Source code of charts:
========================================

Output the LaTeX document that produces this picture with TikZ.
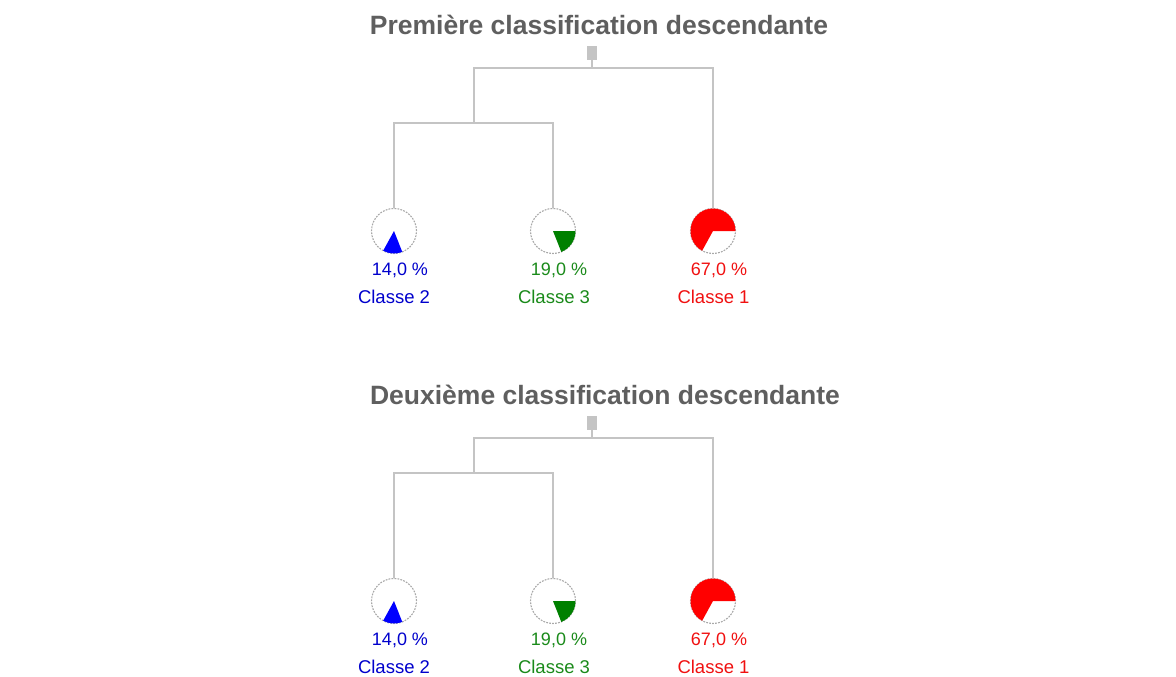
\documentclass[tikz,border=0pt]{standalone}
\usepackage{fontspec}
\setmainfont{Liberation Sans}
\definecolor{treegray}{HTML}{C4C4C4}
\definecolor{titlegray}{HTML}{5F5F5F}
\definecolor{ringgray}{HTML}{A8A8A8}
\definecolor{pieblue}{HTML}{0000FF}
\definecolor{piegreen}{HTML}{008000}
\definecolor{piered}{HTML}{FF0000}
\definecolor{txtblue}{HTML}{0000CC}
\definecolor{txtgreen}{HTML}{1A8A1A}
\definecolor{txtred}{HTML}{F01010}
\begin{document}
\begin{tikzpicture}[x=1pt,y=1pt,
  title/.style={font=\bfseries\fontsize{26.5}{30}\selectfont, text=titlegray, inner sep=0},
  branch/.style={draw=treegray, line width=1.6pt},
  rootbox/.style={fill=treegray, minimum width=10pt, minimum height=14pt, inner sep=0},
  pie/.style={circle, draw=ringgray, dash pattern=on 1.8pt off 1.2pt, line width=1.1pt, minimum size=45pt, inner sep=0},
  pct/.style={font=\fontsize{18}{20}\selectfont, inner sep=0},
  cls/.style={font=\fontsize{18.5}{20}\selectfont, inner sep=0}]
\useasboundingbox (0,0) rectangle (1176,-677);

% two identical dendrograms, stacked
\foreach \p/\dy/\mid/\tx/\ttl in {a/0/123/599/{Première classification descendante},
                                   b/370/473/605/{Deuxième classification descendante}}{
  \node[title] (\p-title) at (\tx,{-25-\dy}) {\ttl};
  \node[rootbox] (\p-root) at (592,{-53-\dy}) {};
  \coordinate (\p-top) at (474,{-68-\dy});
  \coordinate (\p-mid) at (474,-\mid);

  \node[pie] (\p-c2) at (394,{-231-\dy}) {};
  \node[pie] (\p-c3) at (553,{-231-\dy}) {};
  \node[pie] (\p-c1) at (713,{-231-\dy}) {};

  % branches
  \draw[branch] (\p-root) -- (\p-root |- \p-top);
  \draw[branch] (\p-mid) -- (\p-top) -| (\p-c1.north);
  \draw[branch] (\p-c2.north) |- (\p-mid) -| (\p-c3.north);

  % class shares as slices of one pie
  \fill[piered] (\p-c1.center) -- ++(0:22.5pt) arc[start angle=0, end angle=241.2, radius=22.5pt] -- cycle;
  \fill[pieblue] (\p-c2.center) -- ++(241.2:22.5pt) arc[start angle=241.2, end angle=291.6, radius=22.5pt] -- cycle;
  \fill[piegreen] (\p-c3.center) -- ++(291.6:22.5pt) arc[start angle=291.6, end angle=360, radius=22.5pt] -- cycle;

  % labels
  \node[pct, text=txtblue] (\p-p2) at (400,{-270-\dy}) {14,0 \%};
  \node[pct, text=txtgreen] (\p-p3) at (559,{-270-\dy}) {19,0 \%};
  \node[pct, text=txtred] (\p-p1) at (719,{-270-\dy}) {67,0 \%};
  \node[cls, text=txtblue] (\p-l2) at (394,{-297-\dy}) {Classe 2};
  \node[cls, text=txtgreen] (\p-l3) at (554,{-297-\dy}) {Classe 3};
  \node[cls, text=txtred] (\p-l1) at (713.5,{-297-\dy}) {Classe 1};
}
\end{tikzpicture}
\end{document}
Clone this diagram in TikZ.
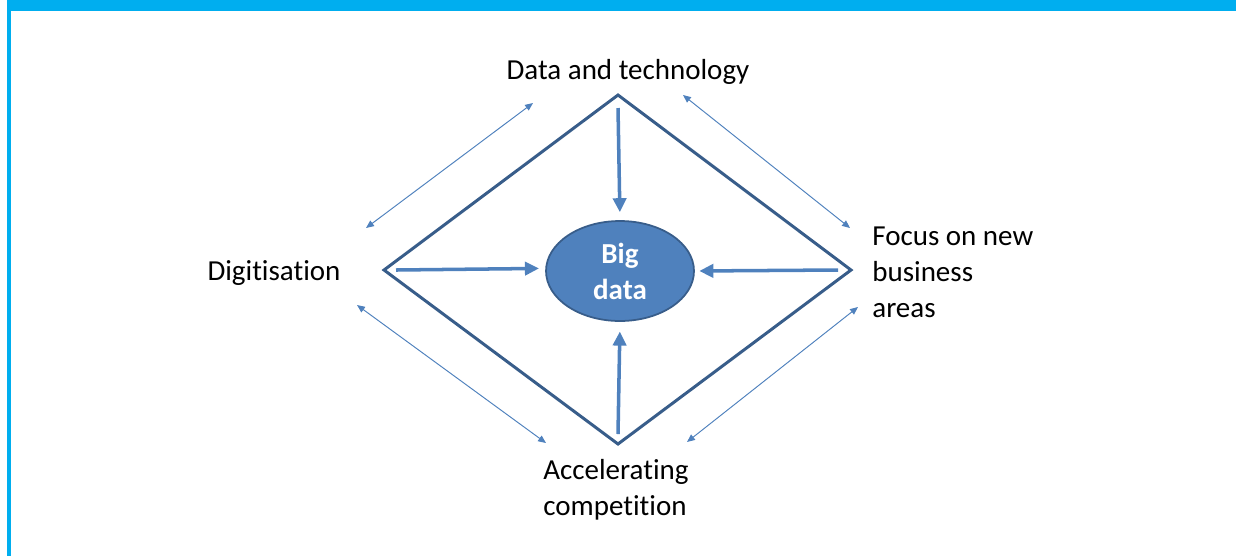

========================================

**What the exercise asks:**
Write the lines above out again exactly, without any of their pictures.

**Response to the exercise:**
Output the LaTeX document that produces this picture with TikZ.
\documentclass[tikz,border=0pt]{standalone}
\usepackage{fontspec}
\setmainfont{Liberation Sans}
\definecolor{treegray}{HTML}{C4C4C4}
\definecolor{titlegray}{HTML}{5F5F5F}
\definecolor{ringgray}{HTML}{A8A8A8}
\definecolor{pieblue}{HTML}{0000FF}
\definecolor{piegreen}{HTML}{008000}
\definecolor{piered}{HTML}{FF0000}
\definecolor{txtblue}{HTML}{0000CC}
\definecolor{txtgreen}{HTML}{1A8A1A}
\definecolor{txtred}{HTML}{F01010}
\begin{document}
\begin{tikzpicture}[x=1pt,y=1pt,
  title/.style={font=\bfseries\fontsize{26.5}{30}\selectfont, text=titlegray, inner sep=0},
  branch/.style={draw=treegray, line width=1.6pt},
  rootbox/.style={fill=treegray, minimum width=10pt, minimum height=14pt, inner sep=0},
  pie/.style={circle, draw=ringgray, dash pattern=on 1.8pt off 1.2pt, line width=1.1pt, minimum size=45pt, inner sep=0},
  pct/.style={font=\fontsize{18}{20}\selectfont, inner sep=0},
  cls/.style={font=\fontsize{18.5}{20}\selectfont, inner sep=0}]
\useasboundingbox (0,0) rectangle (1176,-677);

% two identical dendrograms, stacked
\foreach \p/\dy/\mid/\tx/\ttl in {a/0/123/599/{Première classification descendante},
                                   b/370/473/605/{Deuxième classification descendante}}{
  \node[title] (\p-title) at (\tx,{-25-\dy}) {\ttl};
  \node[rootbox] (\p-root) at (592,{-53-\dy}) {};
  \coordinate (\p-top) at (474,{-68-\dy});
  \coordinate (\p-mid) at (474,-\mid);

  \node[pie] (\p-c2) at (394,{-231-\dy}) {};
  \node[pie] (\p-c3) at (553,{-231-\dy}) {};
  \node[pie] (\p-c1) at (713,{-231-\dy}) {};

  % branches
  \draw[branch] (\p-root) -- (\p-root |- \p-top);
  \draw[branch] (\p-mid) -- (\p-top) -| (\p-c1.north);
  \draw[branch] (\p-c2.north) |- (\p-mid) -| (\p-c3.north);

  % class shares as slices of one pie
  \fill[piered] (\p-c1.center) -- ++(0:22.5pt) arc[start angle=0, end angle=241.2, radius=22.5pt] -- cycle;
  \fill[pieblue] (\p-c2.center) -- ++(241.2:22.5pt) arc[start angle=241.2, end angle=291.6, radius=22.5pt] -- cycle;
  \fill[piegreen] (\p-c3.center) -- ++(291.6:22.5pt) arc[start angle=291.6, end angle=360, radius=22.5pt] -- cycle;

  % labels
  \node[pct, text=txtblue] (\p-p2) at (400,{-270-\dy}) {14,0 \%};
  \node[pct, text=txtgreen] (\p-p3) at (559,{-270-\dy}) {19,0 \%};
  \node[pct, text=txtred] (\p-p1) at (719,{-270-\dy}) {67,0 \%};
  \node[cls, text=txtblue] (\p-l2) at (394,{-297-\dy}) {Classe 2};
  \node[cls, text=txtgreen] (\p-l3) at (554,{-297-\dy}) {Classe 3};
  \node[cls, text=txtred] (\p-l1) at (713.5,{-297-\dy}) {Classe 1};
}
\end{tikzpicture}
\end{document}
Clone this diagram in TikZ.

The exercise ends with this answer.